++++ Provided data

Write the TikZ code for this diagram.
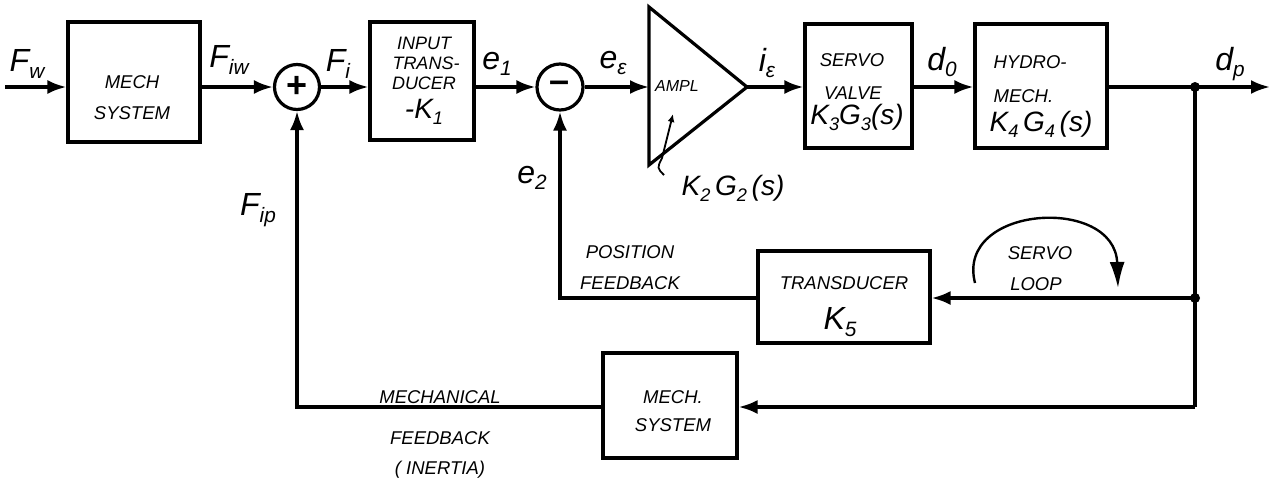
\documentclass[tikz,border=0pt]{standalone}
\usepackage{fontspec}
\setmainfont{Liberation Sans}
\usetikzlibrary{arrows.meta}
\newcommand\sbs[1]{\raisebox{-0.4ex}{\scalebox{0.65}{#1}}}
\begin{document}
\begin{tikzpicture}[x=1pt,y=-1pt, line width=3.2pt,
 blk/.style={draw, rectangle, inner sep=0pt},
 sum/.style={draw, circle, minimum size=45pt, inner sep=0pt},
 sig/.style={font=\itshape\fontsize{32}{32}\selectfont, inner sep=0pt},
 gain/.style={font=\itshape\fontsize{28}{28}\selectfont, inner sep=0pt},
 lbl/.style={font=\itshape\fontsize{18.5}{20}\selectfont, inner sep=0pt},
 arr/.style={-{Latex[length=19pt,width=14pt]}},
 dot/.style={circle, fill, inner sep=0pt, minimum size=10pt}]
\useasboundingbox (0,0) rectangle (1271,480);

% blocks
\node[blk, minimum width=132pt, minimum height=120pt] (mech1) at (134,82) {};
\node[lbl] (mech1a) at (132,82) {MECH};
\node[lbl] (mech1b) at (132,113) {SYSTEM};
\node[sum] (plus) at (297,87) {\fontsize{36}{36}\selectfont\bfseries +};
\node[blk, minimum width=104pt, minimum height=118pt] (intr) at (422,81) {};
\node[lbl, font=\itshape\fontsize{18}{18}\selectfont] (intra) at (424,43) {INPUT};
\node[lbl, font=\itshape\fontsize{18}{18}\selectfont] (intrb) at (426,63) {TRANS-};
\node[lbl, font=\itshape\fontsize{18}{18}\selectfont] (intrc) at (424,83) {DUCER};
\node[gain] (intrk) at (424,112) {-K\sbs{1}};
\node[sum, minimum size=46pt] (minus) at (560,87) {\fontsize{36}{36}\selectfont\bfseries --};
\coordinate (ampin) at (649,87);
\coordinate (ampout) at (747,87);
\draw (649,7) -- (649,165) -- (ampout) -- cycle;
\node[lbl, font=\itshape\fontsize{16}{18}\selectfont] (ampl) at (677,86) {AMPL};
\node[blk, minimum width=107pt, minimum height=124pt] (servo) at (858.5,86) {};
\node[lbl] (servoa) at (852,60) {SERVO};
\node[lbl] (servob) at (853,93) {VALVE};
\node[gain] (servok) at (857,117) {K\sbs{3}G\sbs{3}(s)};
\node[blk, minimum width=132pt, minimum height=124pt] (hydro) at (1041,86) {};
\node[lbl, anchor=west] (hydroa) at (992,62) {HYDRO-};
\node[lbl, anchor=west] (hydrob) at (992,96) {MECH.};
\node[gain] (hydrok) at (1041,124) {K\sbs{4}\,G\sbs{4}\,(s)};
\node[blk, minimum width=172pt, minimum height=92pt] (trans) at (844,297) {};
\node[lbl] (transa) at (844,283) {TRANSDUCER};
\node[gain, font=\itshape\fontsize{32}{32}\selectfont] (transk) at (840,322) {K\sbs{5}};
\node[blk, minimum width=134pt, minimum height=105pt] (mech2) at (670,405.5) {};
\node[lbl] (mech2a) at (673,397) {MECH.};
\node[lbl] (mech2b) at (673,425) {SYSTEM};

% signal labels
\node[sig] (lfw) at (27,64) {F\sbs{w}};
\node[sig] (lfiw) at (229,60) {F\sbs{iw}};
\node[sig] (lfi) at (338,64) {F\sbs{i}};
\node[sig] (le1) at (497,64) {e\sbs{1}};
\node[sig] (lee) at (613,63) {e\sbs{ε}};
\node[sig] (lie) at (767,63) {i\sbs{ε}};
\node[sig] (ld0) at (942,62) {d\sbs{0}};
\node[sig] (ldp) at (1230,64) {d\sbs{p}};
\node[sig] (le2) at (532,178) {e\sbs{2}};
\node[sig] (lfip) at (258,210) {F\sbs{ip}};
\node[gain] (lk2) at (733,188) {K\sbs{2}\,G\sbs{2}\,(s)};

% other labels
\node[lbl] (lpos) at (630,252) {POSITION};
\node[lbl] (lpfb) at (630,283) {FEEDBACK};
\node[lbl] (lserv) at (1040,253) {SERVO};
\node[lbl] (lloop) at (1036,284) {LOOP};
\node[lbl] (lmech) at (440,397) {MECHANICAL};
\node[lbl] (lmfb) at (440,438) {FEEDBACK};
\node[lbl] (linr) at (440,470) {( INERTIA)};

% forward path
\coordinate (in) at (5,87);
\coordinate (out) at (1270,87);
\coordinate (j1) at (1195,87);
\coordinate (j2) at (1195,298);
\coordinate (j3) at (1195,407);
\draw[arr] (in) -- (mech1.west|-in);
\draw[arr] (mech1.east|-plus) -- (plus.west);
\draw[arr] (plus.east) -- (intr.west|-plus);
\draw[arr] (intr.east|-minus) -- (minus.west);
\draw[arr] (minus.east) -- (ampin);
\draw[arr] (ampout) -- (servo.west|-ampout);
\draw[arr] (servo.east|-ampout) -- (hydro.west|-ampout);
\draw[arr] (hydro.east|-ampout) -- (out);
\node[dot] (d1) at (j1) {};
\node[dot] (d2) at (j2) {};

% feedback
\draw (j1) -- (j3);
\draw[arr] (j2) -- (trans.east|-j2);
\draw[arr] (trans.west|-j2) -- (minus|-j2) -- (minus.south);
\draw[arr] (j3) -- (mech2.east|-j3);
\draw[arr] (mech2.west|-j3) -- (plus|-j3) -- (plus.south);

% gain adjust arrow in amplifier
\draw[line width=1.8pt, -{Latex[length=8pt,width=7pt]}] (664,175) .. controls (657,168) .. (662,158) -- (673,114);

% servo loop arc
\draw[line width=2.4pt, -{Latex[length=26pt,width=15pt]}] (975,283) .. controls (955,205) and (1115,195) .. (1118,288);
\end{tikzpicture}
\end{document}
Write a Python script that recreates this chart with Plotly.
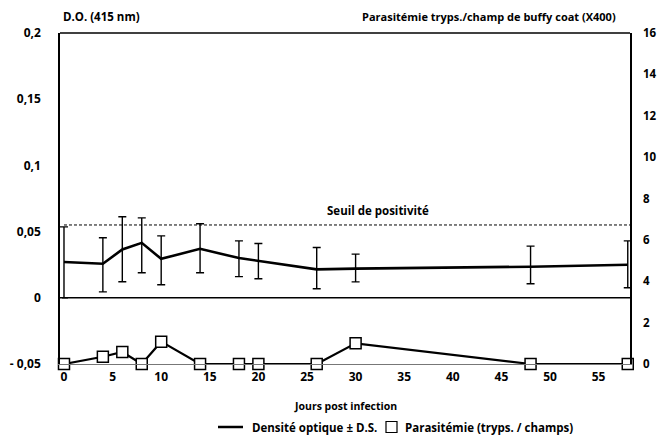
import plotly.graph_objects as go

days = [0, 4, 6, 8, 10, 14, 18, 20, 26, 30, 48, 58]
do_mean = [0.027, 0.0257, 0.0365, 0.0415, 0.0294, 0.037, 0.030, 0.028, 0.0215, 0.022, 0.0235, 0.025]
do_sd_plus = [0.0266, 0.0196, 0.0247, 0.0189, 0.0174, 0.0189, 0.013, 0.013, 0.0165, 0.011, 0.0155, 0.018]
do_sd_minus = [0.027, 0.0212, 0.0244, 0.0226, 0.0196, 0.0181, 0.014, 0.0136, 0.0147, 0.010, 0.0129, 0.0174]
para = [0, 0.35, 0.58, 0, 1.08, 0, 0, 0, 0, 1.0, 0, 0]
threshold = 0.055

left_ticks = [-0.05, 0, 0.05, 0.1, 0.15, 0.2]
left_text = ["- 0,05", "0", "0,05", "0,1", "0,15", "0,2"]
right_ticks = [0, 2, 4, 6, 8, 10, 12, 14, 16]
x_ticks = [0, 5, 10, 15, 20, 25, 30, 35, 40, 45, 50, 55]

FONT = "Open Sans"
BOLD = dict(family=FONT, size=11.5, color="black", weight="bold")
TICKF = dict(family=FONT, size=12, color="black", weight="bold")

fig = go.Figure()
fig.add_trace(go.Scatter(
    x=days, y=do_mean, mode="lines", line=dict(color="black", width=2.6),
    error_y=dict(type="data", symmetric=False, array=do_sd_plus, arrayminus=do_sd_minus,
                 color="black", thickness=1.4, width=4),
    showlegend=False, yaxis="y"))
fig.add_trace(go.Scatter(
    x=days, y=para, mode="lines+markers", line=dict(color="black", width=2.2),
    marker=dict(symbol="square", size=11, color="white", line=dict(color="black", width=1.5)),
    showlegend=False, yaxis="y2", cliponaxis=False))

xmin, xmax = -0.41, 58.23
fig.update_layout(
    width=658, height=435,
    margin=dict(l=60, r=28, t=33, b=71, autoexpand=False),
    paper_bgcolor="white", plot_bgcolor="white",
    font=BOLD,
    xaxis=dict(range=[xmin, xmax], tickvals=x_ticks, showgrid=False, zeroline=False,
               showline=True, linecolor="#777", linewidth=1, ticks="", ticklabelstandoff=2,
               tickfont=TICKF, automargin=False),
    yaxis=dict(range=[-0.05, 0.2], tickvals=left_ticks, ticktext=left_text, showgrid=False,
               zeroline=False, showline=True, linecolor="black", linewidth=1.5, ticks="",
               ticklabelstandoff=15, tickfont=TICKF, automargin=False),
    yaxis2=dict(range=[0, 16], tickvals=right_ticks, overlaying="y", side="right", showgrid=False,
                zeroline=False, showline=True, linecolor="black", linewidth=1.5, ticks="",
                ticklabelstandoff=9,
                tickfont=dict(family=FONT, size=11.5, color="black", weight="bold"),
                automargin=False),
)


def px(xp):
    return (xp - 60) / 570


def py(yp):
    return (364 - yp) / 331


# top border, zero line, threshold
fig.add_shape(type="line", xref="paper", yref="paper", x0=0, x1=1, y0=1, y1=1,
              line=dict(color="black", width=1.5))
fig.add_shape(type="line", xref="x", yref="y", x0=-0.2, x1=xmax, y0=0, y1=0,
              line=dict(color="black", width=1.5))
fig.add_shape(type="line", xref="x", yref="y", x0=0, x1=xmax, y0=threshold, y1=threshold,
              line=dict(color="black", width=1, dash="3px,2px"))

fig.add_annotation(x=32.3, y=0.0658, xref="x", yref="y", text="Seuil de positivité",
                   showarrow=False, font=BOLD)
fig.add_annotation(x=px(61), y=py(16), xref="paper", yref="paper", xanchor="left",
                   yanchor="middle", text="D.O. (415 nm)", showarrow=False, font=BOLD)
fig.add_annotation(x=px(618), y=py(16), xref="paper", yref="paper", xanchor="right",
                   yanchor="middle", text="Parasitémie tryps./champ de buffy coat (X400)",
                   showarrow=False, font=dict(family=FONT, size=11, color="black", weight="bold"))
fig.add_annotation(x=px(345), y=py(406), xref="paper", yref="paper", xanchor="center",
                   yanchor="middle", text="Jours post infection", showarrow=False,
                   font=dict(family=FONT, size=10.5, color="black", weight="bold"))

# legend (drawn manually)
LEG_Y = 427
fig.add_annotation(x=px(250), y=py(LEG_Y), xref="paper", yref="paper", xanchor="left",
                   yanchor="middle", text="Densité optique ± D.S.", showarrow=False, font=BOLD)
fig.add_annotation(x=px(403), y=py(LEG_Y), xref="paper", yref="paper", xanchor="left",
                   yanchor="middle", text="Parasitémie (tryps. / champs)", showarrow=False,
                   font=BOLD)
fig.add_shape(type="line", xref="paper", yref="paper", x0=px(218), x1=px(243), y0=py(LEG_Y),
              y1=py(LEG_Y), line=dict(color="black", width=2.5))
fig.add_shape(type="rect", xref="paper", yref="paper", x0=px(386), x1=px(397),
              y0=py(LEG_Y + 5.5), y1=py(LEG_Y - 5.5), line=dict(color="black", width=1.2),
              fillcolor="white")

fig.write_html("out.html", config={"displayModeBar": False},
               post_script="document.body.style.margin='0';")
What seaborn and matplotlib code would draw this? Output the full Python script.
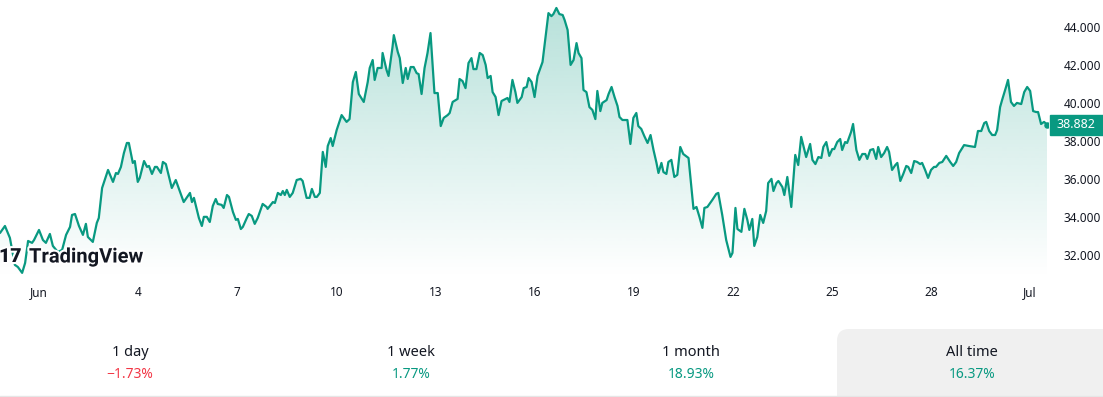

++++++++

■ Problem details: Exactly the lines starting at the line containing "Write a Python" and ending at the line containing "import plotly.graph_objects as go" should be transcribed, both included; omit the pictures.

■ The reply:
Write a Python script that recreates this chart with Plotly.
import plotly.graph_objects as go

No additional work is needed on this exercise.